Le film est subversif dans le sens où il légitime le vol à plusieurs reprises, au nom d’une certaine justice sociale. Le héros affirme notamment qu’il est possible de voler du temps dans la mesure où celui-ci a déjà été volé aux travailleurs. Il s’agit d’une critique du capitalisme darwinien incarné par Philippe Weis, le banquier. Le temps est le bien le plus précieux des individus, et remplace l’argent. De lui dépend la vie même des personnes dans une société où les acteurs gardent la même apparence physique toute leur vie que celle qu’ils avaient à 25 ans, âge de déclenchement du compteur. Ce système dystopique repose sur l’exploitation capitaliste des travailleurs, qui œuvrent dans des usines dans le ghetto par exemple. La recherche du temps peut mener aux pires crimes et atrocités, et pousse les travailleurs à toujours s’activer davantage, dans la mesure où ils sont toujours menacés de mourir par manque de temps. Les riches se distinguent par leurs mouvements plus lents, dans la mesure où ils ne sont pas pressés par la nécessité d’acquérir du temps supplémentaire. Will et Sylvia Weis, la fille du banquier, s’engagent dans une fuite en avant criminelle, visant à contester un système économique parfaitement organisé et gravitant autour d’une technologie imaginaire permettant l’immortalité.

Dans ce film, la dystopie est utilisée comme un moyen de diffuser des messages subversifs visant à légitimer les attaques contre les riches, les banques et les gardiens du temps, incarnant la police de cet ordre technopolitique imaginaire. Il est intéressant toutefois de noter que ces films de science-fiction visent à réaliser un profit commercial. Il est donc légitime de s’interroger sur la sincérité de l’engagement du réalisateur Andrew Niccol. A-t-il voulu lancer un appel  à la révolution contre l’ordre établi, ou simplement réaliser un acte capitaliste exploitant le désir de révolte du public de films de science-fiction ?
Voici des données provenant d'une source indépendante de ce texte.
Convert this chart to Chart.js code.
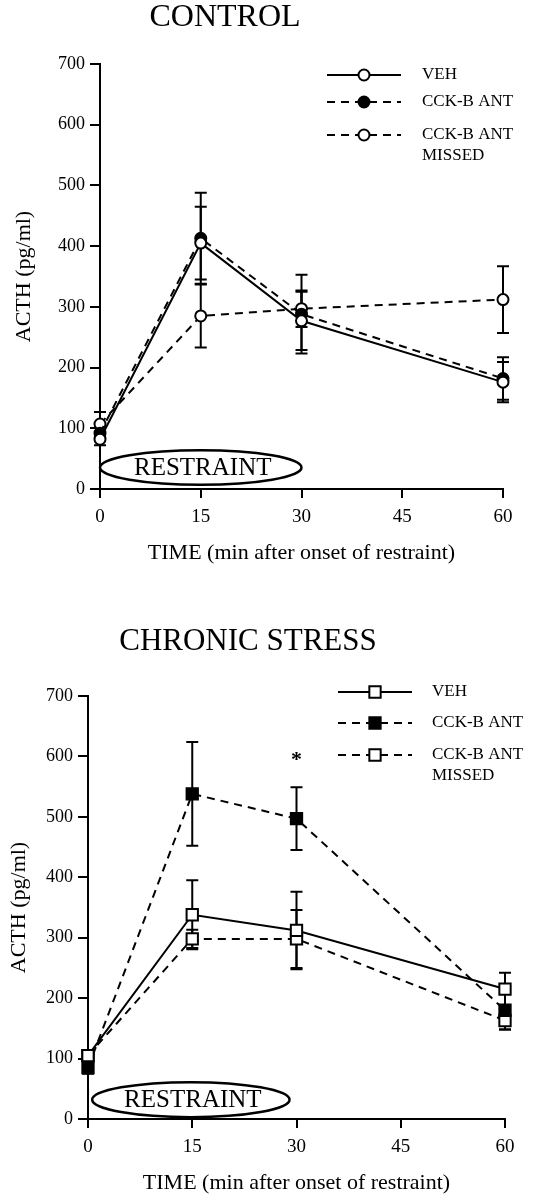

Le héros, ressemblant à un Robin des bois du futur, souhaite redistribuer le temps des riches aux pauvres afin de leur permettre de vivre avec moins de pression temporelle. Toutefois, cette contestation pourrait ne pas permettre la survie du système productif, reposant sur la nécessaire quête du temps, et sur la rareté de cette denrée. L’argent joue le même rôle en économie capitaliste. Sa rareté et sa nécessité pour survivre poussent les individus à travailler. Sans argent, la société ne pourrait pas fonctionner, car rien ne motiverait les gens à s’investir dans des tâches productives. Ainsi, Time Out exprime le cynisme du système défini comme darwinien par Weis, menant à des drames humains, et à des modes de vie peu enviables dans les classes populaires. L’immortalité, présentée comme un progrès relatif par un être privilégié, mais dépressif, n’est pas non plus la quête ultime du héros, qui cherche avant tout la justice sociale, et un temps partagé équitablement entre tous les citoyens. Will ne se soucie toutefois pas de l’impératif d’élimination de la partie de la main d’œuvre la moins productive, pour laisser la place aux individus plus jeunes, et plus motivés par la possibilité de rester en vie dans ce monde imparfait.

Finalement, ce film est une critique du capitalisme darwinien, à moins qu’il vise à montrer la dimension vaine et suicidaire d’une tentative de révolte contre un système économique visant à optimiser la productivité et la motivation des travailleurs en plaçant le temps comme valeur centrale de la société.